Smooth Ramanujan series converge under Wintner assumptions.

Smooth series differ from classical Ramanujan series.

Application to correlations and twin primes conjecture.

Abstract

We studied Ramanujan series $\sum_{q=1}^{\infty}G(q)c_q(a)$, where $c_q(a)$ is the well-known Ramanujan sum and the complex numbers $G(q)$, as $q\in$N, are the Ramanujan coefficients; of course, we mean, implicitly, that the series converges pointwise, in all natural $a$, as its partial sums $\sum_{q\le Q}G(q)c_q(a)$ converge in C, when $Q\to \infty$. Motivated by our recent study of infinite and finite Euler products for the Ramanujan series, in which we assumed $G$ multiplicative, we look at a kind of (partial) smooth summations. These are $\sum_{q\in (P)}G(q)c_q(a)$, where the indices $q$ in $(P)$ means that all prime factors $p$ of $q$ are up to $P$ (fixed); then, we pass to the limit over $P\to \infty$. Notice that this kind of partial sums over $P-$smooth numbers (i.e., in $(P)$, see the above) make up an infinite sum, themselves, $\forall P\in$P fixed, in general; however, our summands contain $c_q(a)$, that has a vertical limit, i.e. it's supported over indices $q\in$N for which the $p-$adic valuations of, resp., $q$ and $a$, namely $v_p(q)$, resp., $v_p(a)$ satisfy $v_p(q)\le v_p(a)+1$ and this is true $\forall p\le P$ ($P$'s fixed).

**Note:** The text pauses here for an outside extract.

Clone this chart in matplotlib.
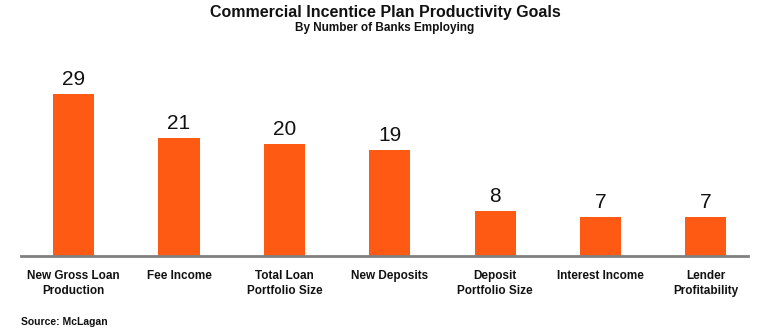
import matplotlib.pyplot as plt

categories = ["New Gross Loan\nProduction", "Fee Income", "Total Loan\nPortfolio Size",
              "New Deposits", "Deposit\nPortfolio Size", "Interest Income", "Lender\nProfitability"]
banks = [29, 21, 20, 19, 8, 7, 7]

plt.rcParams['font.family'] = ['Liberation Sans', 'DejaVu Sans']

fig = plt.figure(figsize=(7.7, 3.28), dpi=100)
ax = fig.add_axes([21 / 770, 1 - 256 / 328, 727 / 770, 196 / 328])

x = range(len(categories))
bars = ax.bar(x, banks, width=0.39, color='#FF5A14')
for b, v in zip(bars, banks):
    ax.text(b.get_x() + b.get_width() / 2, v + 0.9, str(v), ha='center', va='bottom',
            fontsize=15, color='#111111')

ax.set_xlim(-0.5, 6.4)
ax.set_ylim(0, 35)
ax.set_xticks(list(x))
ax.set_xticklabels(categories, fontsize=8.5, fontweight='bold', color='#111111',
                   linespacing=1.35)
ax.tick_params(axis='x', length=0, pad=10)
ax.set_yticks([])
for s in ['top', 'right', 'left']:
    ax.spines[s].set_visible(False)
ax.spines['bottom'].set_color('#808080')
ax.spines['bottom'].set_linewidth(2)

fig.text(0.5, 1 - 12 / 328, "Commercial Incentice Plan Productivity Goals", ha='center',
         va='center', fontsize=11.5, fontweight='bold', color='#111111')
fig.text(0.5, 1 - 28 / 328, "By Number of Banks Employing", ha='center', va='center',
         fontsize=8.5, fontweight='bold', color='#111111')
fig.text(21 / 770, 1 - 322 / 328, "Source: McLagan", ha='left', va='center',
         fontsize=7.5, fontweight='bold', color='#111111')

fig.savefig('out.png', dpi=100)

In other words, $\forall G:$N $\rightarrow$ C, here, $\sum_{q\in (P)}G(q)c_q(a)$ is a finite sum, $\forall a\in $N, $\forall P\in $P fixed: we will call $\sum_{q=1}^{\infty}G(q)c_q(a)$ a 'smooth Ramanujan series' if and only if $\exists \lim_P \sum_{q\in (P)}G(q)c_q(a)\in $C, $\forall a\in $N. Notice a very important property : smooth Ramanujan series and Ramanujan series need not to be the same. We prove : smooth Ramanujan series converge under Wintner Assumption. (This is not necessarily true for Ramanujan series.) We apply this to correlations and to the Hardy--Littlewood "$2k-$Twin Primes" Conjecture.